Genres, Themes, Actors, and Directors:

  • Aldo Ray Films
  • George Cukor Films
  • Katharine Hepburn Films
  • Romantic Comedy
  • Spencer Tracy Films
  • Sports

Katharine Hepburn and Spencer Tracy’s seventh joint film was this jaunty romantic comedy situated within the cinematically unique world of women’s sports. The film’s unusual setting serves as its calling card, as we’re provided with a refreshingly ethnographic look at this milieu, with a handful of real-life female athletic stars (such as Babe Didrikson Zaharias and Alice Marble) appearing onscreen in “competition” with Hepburn. Hepburn was a gifted athlete in her own right, and is 100% believable in her role here; indeed, screenwriters Garson Kanin and Ruth Gordon — friends of Hepburn and Tracy — wrote the script with her talents in mind. Meanwhile, her rapport with Tracy (having fun playing a somewhat morally dubious character) is as predictably solid as always, and William Ching is fine in a humorous role as her jinxing beau.

The storyline itself, while slight, is drolly witty, and nicely handled by director George Cukor; I’m especially fond of scenes involving Tracy’s hoodish “colleagues”, who are disappointed by his decision to go straight with Hepburn — watch how Hepburn defends “her man” against them…

Note: Hepburn reportedly named this as her favorite film made with Tracy.

Redeeming Qualities and Moments:

  • Katharine Hepburn as Pat
  • Spencer Tracy as Mike
  • A fascinating glimpse at ’50s “women’s” sports

  • Garson Kanin and Ruth Gordon’s Oscar-nominated script

Must See?
Yes, as a most enjoyable Tracy/Hepburn flick.


  • Good Show


One thought on “Pat and Mike (1952)

  1. A once-must…though not at all bad on an eventual re-visit.

    My favorite of the Tracy/Hepburn flicks. I’m fond of both these actors when I see them individually in a number of other films – but I can’t say the films they’re paired in are ones I think about returning to. There must be something about them that generally leaves me feeling once (or possibly twice) was enough. Not that they’re mediocre films – for the most part – it’s more like “what you see is what you get” and additional viewings aren’t likely to hold much by way of surprise. Meaning, I guess, that they’re light stuff. (Though I will again be revisiting a few of them soon; this is just my thought as I look back on them in my memory.)
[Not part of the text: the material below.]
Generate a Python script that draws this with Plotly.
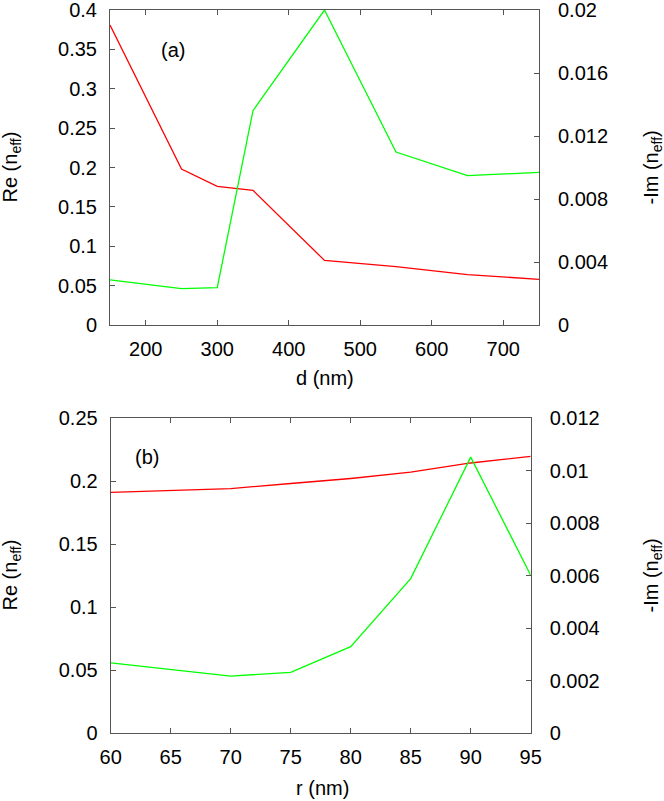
import plotly.graph_objects as go

W, H = 664, 801

# panel (a): thickness d
d_nm = [150, 250, 300, 350, 450, 550, 650, 750]
re_a = [0.381, 0.198, 0.176, 0.171, 0.082, 0.074, 0.064, 0.058]
im_a = [0.00286, 0.00231, 0.00237, 0.01361, 0.0200, 0.01098, 0.00948, 0.00969]

# panel (b): radius r
r_nm = [60, 65, 70, 75, 80, 85, 90, 95]
re_b = [0.191, 0.1925, 0.194, 0.198, 0.202, 0.207, 0.2143, 0.2196]
im_b = [0.00267, 0.00243, 0.00217, 0.00231, 0.00329, 0.00588, 0.01051, 0.00601]

xt_a = [200, 300, 400, 500, 600, 700]
yt_a = [0, 0.05, 0.1, 0.15, 0.2, 0.25, 0.3, 0.35, 0.4]
yt_a_txt = ["0", "0.05", "0.1", "0.15", "0.2", "0.25", "0.3", "0.35", "0.4"]
y2t_a = [0, 0.004, 0.008, 0.012, 0.016, 0.02]
y2t_a_txt = ["0", "0.004", "0.008", "0.012", "0.016", "0.02"]

xt_b = [60, 65, 70, 75, 80, 85, 90, 95]
yt_b = [0, 0.05, 0.1, 0.15, 0.2, 0.25]
yt_b_txt = ["0", "0.05", "0.1", "0.15", "0.2", "0.25"]
y2t_b = [0, 0.002, 0.004, 0.006, 0.008, 0.01, 0.012]
y2t_b_txt = ["0", "0.002", "0.004", "0.006", "0.008", "0.01", "0.012"]

RED, GREEN = "#ff0000", "#00ff00"
FONT = dict(family="Liberation Sans, Arial, sans-serif", size=20, color="black")
AX = "#555555"


def px(x):
    return x / W


def py(y):
    return 1 - y / H


fig = go.Figure()
fig.add_trace(go.Scatter(x=d_nm, y=re_a, mode="lines", line=dict(color=RED, width=1.3),
                         xaxis="x", yaxis="y"))
fig.add_trace(go.Scatter(x=d_nm, y=im_a, mode="lines", line=dict(color=GREEN, width=1.3),
                         xaxis="x", yaxis="y2"))
fig.add_trace(go.Scatter(x=r_nm, y=re_b, mode="lines", line=dict(color=RED, width=1.3),
                         xaxis="x2", yaxis="y3"))
fig.add_trace(go.Scatter(x=r_nm, y=im_b, mode="lines", line=dict(color=GREEN, width=1.3),
                         xaxis="x2", yaxis="y4"))

common = dict(showline=True, linecolor=AX, linewidth=1, ticks="inside", ticklen=5,
              tickcolor=AX, tickwidth=1, showgrid=False, zeroline=False,
              tickfont=FONT, automargin=False, ticklabeloverflow="allow")

dom_xa = [px(110), px(539)]
dom_ya = [py(325), py(10)]
dom_xb = [px(110.7), px(530.7)]
dom_yb = [py(733), py(418)]

fig.update_layout(
    width=W, height=H,
    margin=dict(l=0, r=0, t=0, b=0),
    paper_bgcolor="white", plot_bgcolor="white",
    showlegend=False,
    font=FONT,
    xaxis=dict(domain=dom_xa, range=[150, 750], tickvals=xt_a, mirror="ticks",
               anchor="y", ticklabelstandoff=6, **common),
    yaxis=dict(domain=dom_ya, range=[0, 0.4], tickvals=yt_a, ticktext=yt_a_txt,
               anchor="x", ticklabelstandoff=8, **common),
    yaxis2=dict(domain=dom_ya, range=[0, 0.02], tickvals=y2t_a, ticktext=y2t_a_txt,
                overlaying="y", side="right", anchor="x", ticklabelstandoff=14, **common),
    xaxis2=dict(domain=dom_xb, range=[60, 95], tickvals=xt_b, mirror="ticks",
                anchor="y3", ticklabelstandoff=6, **common),
    yaxis3=dict(domain=dom_yb, range=[0, 0.25], tickvals=yt_b, ticktext=yt_b_txt,
                anchor="x2", ticklabelstandoff=8, **common),
    yaxis4=dict(domain=dom_yb, range=[0, 0.012], tickvals=y2t_b, ticktext=y2t_b_txt,
                overlaying="y3", side="right", anchor="x2", ticklabelstandoff=14, **common),
)

ann = [
    dict(text="(a)", x=238, y=0.349, xref="x", yref="y"),
    dict(text="(b)", x=63, y=0.219, xref="x2", yref="y3"),
    dict(text="d (nm)", x=px(324.5), y=py(378), xref="paper", yref="paper"),
    dict(text="r (nm)", x=px(322), y=py(788), xref="paper", yref="paper"),
    dict(text="Re (n<sub>eff</sub>)", x=px(11), y=py(167.5), xref="paper", yref="paper", textangle=-90),
    dict(text="-Im (n<sub>eff</sub>)", x=px(652), y=py(167.5), xref="paper", yref="paper", textangle=-90),
    dict(text="Re (n<sub>eff</sub>)", x=px(11), y=py(575.5), xref="paper", yref="paper", textangle=-90),
    dict(text="-Im (n<sub>eff</sub>)", x=px(652), y=py(575.5), xref="paper", yref="paper", textangle=-90),
]
for a in ann:
    fig.add_annotation(showarrow=False, font=FONT, xanchor="center", yanchor="middle", **a)

# page body has an 8px default margin; drop it so the figure sits at the origin
fig.write_html("out.html", config={"displayModeBar": False},
               post_script="document.body.style.margin='0';")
    ‘Pat and Mike’ is oh-so-light as well. but the difference here is that T & H are both somewhat playing against type, if ever-so-slightly. There’s a kind of lack of the sophistication that seems to permeate most of their work together – and, at least for me, they’re brought down to more of a ‘plain folks’ level here. Therefore (also for me), it’s more satisfying seeing how the love angle develops between them. In this movie, I sense a feeling in myself that I *want* to watch them fall in love.

    I will admit that – unless you are a real golf enthusiast – the first 30 minutes can seem rather slow; there’s barely much dialogue – and that’s a risky way of allowing a story to unravel. As well, some of the specifics of Hepburn’s character’s career seem a little unlikely – but, then, this is a comedy and one needn’t fuss about that. I’m also not that crazy about Aldo Ray’s dumb fighter routine; Ray became a better actor in subsequent films (he just doesn’t really have much to work with here).

    Quite surprising to notice Charles Bronson and Chuck Connors in early career turns – giving interesting character sketches quite different from their eventual trademark roles.

    This is a film that doesn’t need a music score to enhance it much – but the one it has seems inferior and bothersome to me.

    Overall, though, ‘P&M’ sails along nicely thanks to Kanin and Gordon’s generally zippy script, Cukor’s (thank God) un-fussy direction, and T & H having what appears to be a perfectly wonderful time together.